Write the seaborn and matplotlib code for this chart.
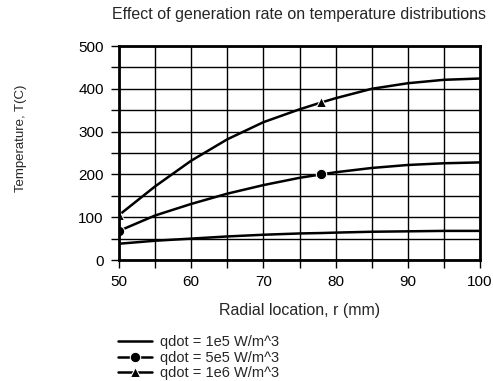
import matplotlib
matplotlib.use("Agg")
import matplotlib.pyplot as plt
import seaborn as sns
import pandas as pd
from matplotlib.ticker import MultipleLocator

sns.set_style("white")
plt.rcParams['font.family'] = ['Liberation Sans', 'DejaVu Sans']

# radial location (mm)
r = [50, 55, 60, 65, 70, 75, 78, 80, 85, 90, 95, 100]
# temperatures (C) for the three generation rates
t_1e5 = [38, 45, 50, 55, 59, 62, 63, 64, 66, 67, 68, 68]
t_5e5 = [68, 104, 131, 155, 175, 192, 200, 205, 215, 222, 226, 228]
t_1e6 = [105, 172, 232, 282, 322, 352, 368, 378, 400, 413, 421, 424]
labels = ["qdot = 1e5 W/m^3", "qdot = 5e5 W/m^3", "qdot = 1e6 W/m^3"]
markers = [None, "o", "^"]
mark_at = [0, 6]

fig = plt.figure(figsize=(4.93, 3.81), dpi=100)
ax = fig.add_axes([119 / 493, 1 - 260 / 381, 361 / 493, 214 / 381])

for temps, lab, mk in zip([t_1e5, t_5e5, t_1e6], labels, markers):
    df = pd.DataFrame({"r": r, "T": temps})
    sns.lineplot(data=df, x="r", y="T", ax=ax, color="black", linewidth=1.8,
                 marker=mk, markersize=7.5, markevery=mark_at if mk else None,
                 label=lab)

ax.set_xlim(50, 100)
ax.set_ylim(0, 500)
ax.xaxis.set_major_locator(MultipleLocator(10))
ax.xaxis.set_minor_locator(MultipleLocator(5))
ax.yaxis.set_major_locator(MultipleLocator(100))
ax.yaxis.set_minor_locator(MultipleLocator(50))
ax.grid(True, which="both", color="black", linewidth=1.0)
ax.tick_params(which="both", direction="out", length=6, width=1, colors="black",
               labelsize=11, left=True, bottom=True, pad=5)
for s in ax.spines.values():
    s.set_color("black")
    s.set_linewidth(2)
ax.set_axisbelow(True)
ax.set_xlabel("")
ax.set_ylabel("")

fig.text(300 / 493, 1 - 310 / 381, "Radial location, r (mm)", fontsize=11.5,
         ha="center", va="center")
fig.text(21 / 493, 1 - 138 / 381, "Temperature, T(C)", fontsize=9.5,
         rotation=90, ha="center", va="center")
fig.text(299 / 493, 1 - 15 / 381,
         "Effect of generation rate on temperature distributions",
         fontsize=11.5, ha="center", va="center")

handles, labs = ax.get_legend_handles_labels()
ax.get_legend().remove()
fig.legend(handles, labs, loc="upper left",
           bbox_to_anchor=(118 / 493, 1 - 335 / 381), frameon=False,
           fontsize=10.5, handlelength=2.3, handletextpad=0.55,
           labelspacing=0.12, borderpad=0, borderaxespad=0)

plt.savefig("out.png", dpi=100)
plt.close()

TASK TO CARRY OUT: How many of the lines above include the word "seaborn"? Respond with the number alone.

EXERCISE RESPONSE: 2